● **SOURCE EXCERPT**:
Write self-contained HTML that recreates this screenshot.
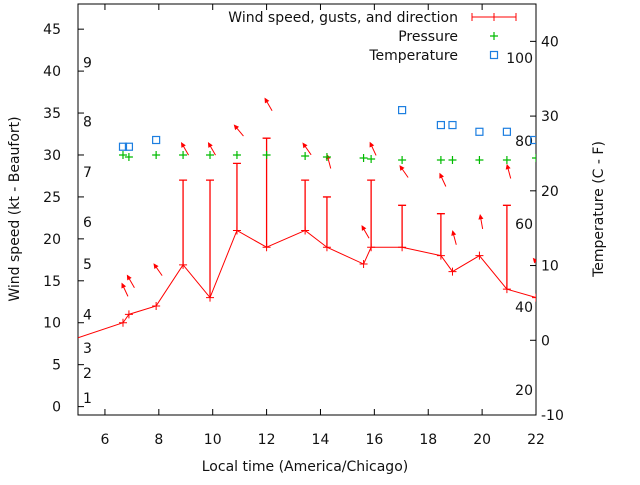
<!DOCTYPE html>
<html><head><meta charset="utf-8"><style>
body{margin:0;background:#fff;width:640px;height:480px;overflow:hidden}
svg text{font-family:"DejaVu Sans","Liberation Sans",sans-serif;font-size:14px;fill:#111}
</style></head><body>
<svg id="c" width="640" height="480" xmlns="http://www.w3.org/2000/svg"></svg>
<script>
const times=[6.67,6.89,7.9,8.9,9.9,10.9,12.0,13.43,14.24,15.6,15.88,17.03,18.47,18.9,19.9,20.92,22.0];
const wind=[10,11,12,16.9,13,21,19,21,19,17,19,19,18,16.1,18,14,13];
const gust=[null,null,null,27,27,29,32,27,25,null,27,24,23,null,null,24,null];
const pressure=[30.0,29.76,30.0,30.0,30.0,30.0,30.0,29.88,29.76,29.64,29.52,29.4,29.4,29.4,29.4,29.4,29.64];
const tempTimes=[6.67,6.89,7.9,17.03,18.47,18.9,19.9,20.92,21.93];
const tempC=[25.9,25.9,26.8,30.8,28.8,28.8,27.9,27.9,26.8];
const arrowY=[13.9,14.9,16.3,30.7,30.7,32.9,36,30.7,29.2,20.8,30.7,28,27,20.1,22,28,17];
const arrowDir=[-25,-30,-35,-30,-30,-40,-30,-35,-15,-30,-25,-35,-25,-15,-10,-15,-40];
const xTicks=[6,8,10,12,14,16,18,20,22];
const yTicks=[0,5,10,15,20,25,30,35,40,45];
const y2Ticks=[-10,0,10,20,30,40];
const beaufortLabels=["1","2","3","4","5","6","7","8","9"];
const beaufortKt=[1,4,7,11,17,22,28,34,41];
const fLabels=["20","40","60","80","100"];
const fVals=[20,40,60,80,100];

const L=78,R=536,T=4,B=415;
const X=v=>L+(v-5)/(22-5)*(R-L);
const Y=v=>B-(v+1)/(48+1)*(B-T);
const Y2=v=>B-(v+10)/(45+10)*(B-T);
const svg=document.getElementById('c');
const NS='http://www.w3.org/2000/svg';
function mk(t,a,p){const e=document.createElementNS(NS,t);for(const k in a)e.setAttribute(k,a[k]);(p||svg).appendChild(e);return e;}
function txt(s,x,y,anchor,p){const e=mk('text',{x:x,y:y,'text-anchor':anchor||'middle'},p);e.textContent=s;return e;}

const defs=mk('defs',{});
const cp=mk('clipPath',{id:'clip'},defs);mk('rect',{x:L,y:T,width:R-L,height:B-T},cp);

const axes=mk('g',{});


mk('rect',{x:L,y:T,width:R-L,height:B-T,fill:'none',stroke:'#000','stroke-width':1},axes);
xTicks.forEach(v=>{const x=X(v);
 mk('line',{x1:x,x2:x,y1:B,y2:B-6,stroke:'#000'},axes);
 mk('line',{x1:x,x2:x,y1:T,y2:T+6,stroke:'#000'},axes);
 const t=txt(String(v),x,B+29,'middle',axes);
 
 
});
yTicks.forEach(v=>{const y=Y(v);
 mk('line',{x1:L,x2:L+6,y1:y,y2:y,stroke:'#000'},axes);
 const t=txt(String(v),L-17,y+5,'end',axes);
 
 
});
y2Ticks.forEach(v=>{const y=Y2(v);
 mk('line',{x1:R,x2:R-6,y1:y,y2:y,stroke:'#000'},axes);
 const t=txt(String(v),R+5,y+5,'start',axes);
 
 
});
beaufortKt.forEach((v,i)=>{
 const t=txt(beaufortLabels[i],83,Y(v)+5,'start',axes);
 
 
});
fVals.forEach((f,i)=>{
 const t=txt(fLabels[i],533,Y2((f-32)*5/9)+5,'end',axes);
 
 
});
const xt=txt('Local time (America/Chicago)',305,471,'middle');

const yt=txt('Wind speed (kt - Beaufort)',0,0,'middle');
yt.setAttribute('transform','translate(19,209) rotate(-90)');

const y2t=txt('Temperature (C - F)',0,0,'middle');
y2t.setAttribute('transform','translate(603,209) rotate(-90)');


const g=mk('g',{'clip-path':'url(#clip)'});


const red='#f00',green='#0b0',blue='#1c7ee0';
let pts=[[X(5),Y(8.2)]];
times.forEach((t,i)=>pts.push([X(t),Y(wind[i])]));
const wl=mk('polyline',{points:pts.map(p=>p.join(',')).join(' '),fill:'none',stroke:red,'stroke-width':1},g);

times.forEach((t,i)=>{const x=X(t),y=Y(wind[i]);
 const m=mk('path',{d:`M${x-4},${y}H${x+4}M${x},${y-4}V${y+4}`,stroke:red,'stroke-width':1},g);
 
 if(gust[i]!=null){const gy=Y(gust[i]);
  const b=mk('path',{d:`M${x},${y}V${gy}M${x-4},${gy}H${x+4}`,stroke:red,'stroke-width':1.3},g);
  }
});
times.forEach((t,i)=>{const cx=X(t)+2,cy=Y(arrowY[i]);
 const a=(arrowDir[i]-90)*Math.PI/180,len=7;
 const tx=cx+Math.cos(a)*len,ty=cy+Math.sin(a)*len,bx=cx-Math.cos(a)*len,by=cy-Math.sin(a)*len;
 const h1=a+Math.PI-0.45,h2=a+Math.PI+0.45;
 const ar=mk('path',{d:`M${bx},${by}L${tx},${ty}M${tx},${ty}L${tx+Math.cos(h1)*4},${ty+Math.sin(h1)*4}L${tx+Math.cos(h2)*4},${ty+Math.sin(h2)*4}Z`,stroke:red,fill:red,'stroke-width':1},g);
 
});
times.forEach((t,i)=>{const x=X(t),y=Y(pressure[i]);
 const p=mk('path',{d:`M${x-4},${y}H${x+4}M${x},${y-4}V${y+4}`,stroke:green,'stroke-width':1.2},g);
 
});
tempTimes.forEach((t,i)=>{const x=X(t),y=Y2(tempC[i]);
 const s=mk('rect',{x:x-3.5,y:y-3.5,width:7,height:7,fill:'none',stroke:blue,'stroke-width':1.2},g);
 
});
const lg=mk('g',{});

const e1=txt('Wind speed, gusts, and direction',458,22,'end',lg);

mk('path',{d:'M472,17H516M472,13V21M516,13V21M494,13V21',stroke:red,'stroke-width':1},lg);
const e2=txt('Pressure',458,41,'end',lg);

mk('path',{d:'M490,36H498M494,32V40',stroke:green,'stroke-width':1.2},lg);
const e3=txt('Temperature',458,60,'end',lg);

mk('rect',{x:490.5,y:51.5,width:7,height:7,fill:'none',stroke:blue,'stroke-width':1.2},lg);
</script>
</body></html>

● **WRITTEN EXERCISE**:
Transcribe all the lines above exactly, apart from the pictures.

● **THE SOLUTION**:
Write self-contained HTML that recreates this screenshot.
<!DOCTYPE html>
<html><head><meta charset="utf-8"><style>
body{margin:0;background:#fff;width:640px;height:480px;overflow:hidden}
svg text{font-family:"DejaVu Sans","Liberation Sans",sans-serif;font-size:14px;fill:#111}
</style></head><body>
<svg id="c" width="640" height="480" xmlns="http://www.w3.org/2000/svg"></svg>
<script>
const times=[6.67,6.89,7.9,8.9,9.9,10.9,12.0,13.43,14.24,15.6,15.88,17.03,18.47,18.9,19.9,20.92,22.0];
const wind=[10,11,12,16.9,13,21,19,21,19,17,19,19,18,16.1,18,14,13];
const gust=[null,null,null,27,27,29,32,27,25,null,27,24,23,null,null,24,null];
const pressure=[30.0,29.76,30.0,30.0,30.0,30.0,30.0,29.88,29.76,29.64,29.52,29.4,29.4,29.4,29.4,29.4,29.64];
const tempTimes=[6.67,6.89,7.9,17.03,18.47,18.9,19.9,20.92,21.93];
const tempC=[25.9,25.9,26.8,30.8,28.8,28.8,27.9,27.9,26.8];
const arrowY=[13.9,14.9,16.3,30.7,30.7,32.9,36,30.7,29.2,20.8,30.7,28,27,20.1,22,28,17];
const arrowDir=[-25,-30,-35,-30,-30,-40,-30,-35,-15,-30,-25,-35,-25,-15,-10,-15,-40];
const xTicks=[6,8,10,12,14,16,18,20,22];
const yTicks=[0,5,10,15,20,25,30,35,40,45];
const y2Ticks=[-10,0,10,20,30,40];
const beaufortLabels=["1","2","3","4","5","6","7","8","9"];
const beaufortKt=[1,4,7,11,17,22,28,34,41];
const fLabels=["20","40","60","80","100"];
const fVals=[20,40,60,80,100];

const L=78,R=536,T=4,B=415;
const X=v=>L+(v-5)/(22-5)*(R-L);
const Y=v=>B-(v+1)/(48+1)*(B-T);
const Y2=v=>B-(v+10)/(45+10)*(B-T);
const svg=document.getElementById('c');
const NS='http://www.w3.org/2000/svg';
function mk(t,a,p){const e=document.createElementNS(NS,t);for(const k in a)e.setAttribute(k,a[k]);(p||svg).appendChild(e);return e;}
function txt(s,x,y,anchor,p){const e=mk('text',{x:x,y:y,'text-anchor':anchor||'middle'},p);e.textContent=s;return e;}

const defs=mk('defs',{});
const cp=mk('clipPath',{id:'clip'},defs);mk('rect',{x:L,y:T,width:R-L,height:B-T},cp);

const axes=mk('g',{});


mk('rect',{x:L,y:T,width:R-L,height:B-T,fill:'none',stroke:'#000','stroke-width':1},axes);
xTicks.forEach(v=>{const x=X(v);
 mk('line',{x1:x,x2:x,y1:B,y2:B-6,stroke:'#000'},axes);
 mk('line',{x1:x,x2:x,y1:T,y2:T+6,stroke:'#000'},axes);
 const t=txt(String(v),x,B+29,'middle',axes);
 
 
});
yTicks.forEach(v=>{const y=Y(v);
 mk('line',{x1:L,x2:L+6,y1:y,y2:y,stroke:'#000'},axes);
 const t=txt(String(v),L-17,y+5,'end',axes);
 
 
});
y2Ticks.forEach(v=>{const y=Y2(v);
 mk('line',{x1:R,x2:R-6,y1:y,y2:y,stroke:'#000'},axes);
 const t=txt(String(v),R+5,y+5,'start',axes);
 
 
});
beaufortKt.forEach((v,i)=>{
 const t=txt(beaufortLabels[i],83,Y(v)+5,'start',axes);
 
 
});
fVals.forEach((f,i)=>{
 const t=txt(fLabels[i],533,Y2((f-32)*5/9)+5,'end',axes);
 
 
});
const xt=txt('Local time (America/Chicago)',305,471,'middle');

const yt=txt('Wind speed (kt - Beaufort)',0,0,'middle');
yt.setAttribute('transform','translate(19,209) rotate(-90)');

const y2t=txt('Temperature (C - F)',0,0,'middle');
y2t.setAttribute('transform','translate(603,209) rotate(-90)');


const g=mk('g',{'clip-path':'url(#clip)'});


const red='#f00',green='#0b0',blue='#1c7ee0';
let pts=[[X(5),Y(8.2)]];
times.forEach((t,i)=>pts.push([X(t),Y(wind[i])]));
const wl=mk('polyline',{points:pts.map(p=>p.join(',')).join(' '),fill:'none',stroke:red,'stroke-width':1},g);

times.forEach((t,i)=>{const x=X(t),y=Y(wind[i]);
 const m=mk('path',{d:`M${x-4},${y}H${x+4}M${x},${y-4}V${y+4}`,stroke:red,'stroke-width':1},g);
 
 if(gust[i]!=null){const gy=Y(gust[i]);
  const b=mk('path',{d:`M${x},${y}V${gy}M${x-4},${gy}H${x+4}`,stroke:red,'stroke-width':1.3},g);
  }
});
times.forEach((t,i)=>{const cx=X(t)+2,cy=Y(arrowY[i]);
 const a=(arrowDir[i]-90)*Math.PI/180,len=7;
 const tx=cx+Math.cos(a)*len,ty=cy+Math.sin(a)*len,bx=cx-Math.cos(a)*len,by=cy-Math.sin(a)*len;
 const h1=a+Math.PI-0.45,h2=a+Math.PI+0.45;
 const ar=mk('path',{d:`M${bx},${by}L${tx},${ty}M${tx},${ty}L${tx+Math.cos(h1)*4},${ty+Math.sin(h1)*4}L${tx+Math.cos(h2)*4},${ty+Math.sin(h2)*4}Z`,stroke:red,fill:red,'stroke-width':1},g);
 
});
times.forEach((t,i)=>{const x=X(t),y=Y(pressure[i]);
 const p=mk('path',{d:`M${x-4},${y}H${x+4}M${x},${y-4}V${y+4}`,stroke:green,'stroke-width':1.2},g);
 
});
tempTimes.forEach((t,i)=>{const x=X(t),y=Y2(tempC[i]);
 const s=mk('rect',{x:x-3.5,y:y-3.5,width:7,height:7,fill:'none',stroke:blue,'stroke-width':1.2},g);
 
});
const lg=mk('g',{});

const e1=txt('Wind speed, gusts, and direction',458,22,'end',lg);

mk('path',{d:'M472,17H516M472,13V21M516,13V21M494,13V21',stroke:red,'stroke-width':1},lg);
const e2=txt('Pressure',458,41,'end',lg);

mk('path',{d:'M490,36H498M494,32V40',stroke:green,'stroke-width':1.2},lg);
const e3=txt('Temperature',458,60,'end',lg);

mk('rect',{x:490.5,y:51.5,width:7,height:7,fill:'none',stroke:blue,'stroke-width':1.2},lg);
</script>
</body></html>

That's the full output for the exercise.